Amazon is the latest company to set its sights on the live audio market, following in the footsteps of last year's breakout startup Clubhouse. The new product is a multi-platform app known right now as "Project Mic," according to a new report from The Verge.
The goal, it seems, is to combine various audio and music components from across Amazon's vast ecosystem — including Audible, the Alexa assistant, its Amazon Music platform and Twitch — into a unified service that can distribute live online radio shows. According to documents The Verge has reviewed, Amazon envisions the product as a very radio-centric take on live audio, with licensed music and in-car integrations for listening while you're driving.
That would set it apart from Clubhouse and the many Clubhouse clones, like Twitter Spaces, that have popped up in the last year and a half. Many of those apps model themselves more like a cross between a podcast and a live stream with social media layers on top.
Amazon's approach looks like a more traditional take on radio with a heavy music focus. That puts it more in competition with Spotify, which has been investing heavily in the podcast space of late and modeling many of its shows and in-app features to be more radio-like. Spotify even has a in-car gadget, aptly called Car Thing, designed to replace your radio.
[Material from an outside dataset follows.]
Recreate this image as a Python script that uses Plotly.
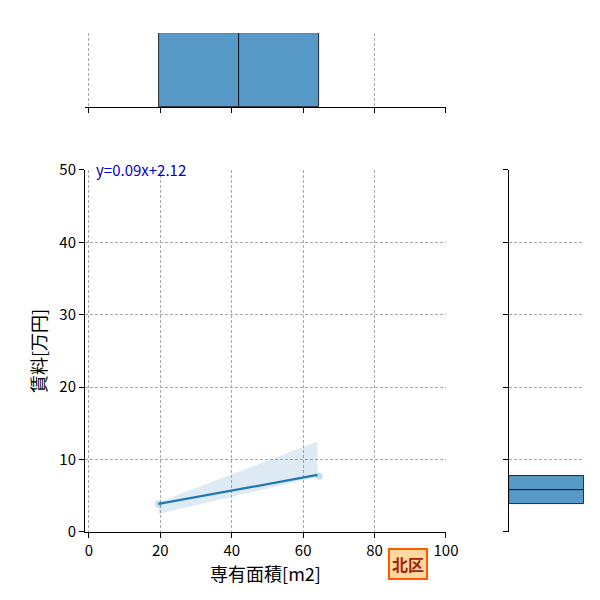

It's not clear why Amazon would invest in the live audio market now; the central narrative around Clubhouse these past few months is that its popularity has waned significantly now that people are spending less time in their homes. But live audio, and radio in particular, is obviously a lucrative and resilient market and it's not going anywhere any time soon. So perhaps Amazon thinks it can come up with the right recipe to bring it back in style in a way maybe Clubhouse can't.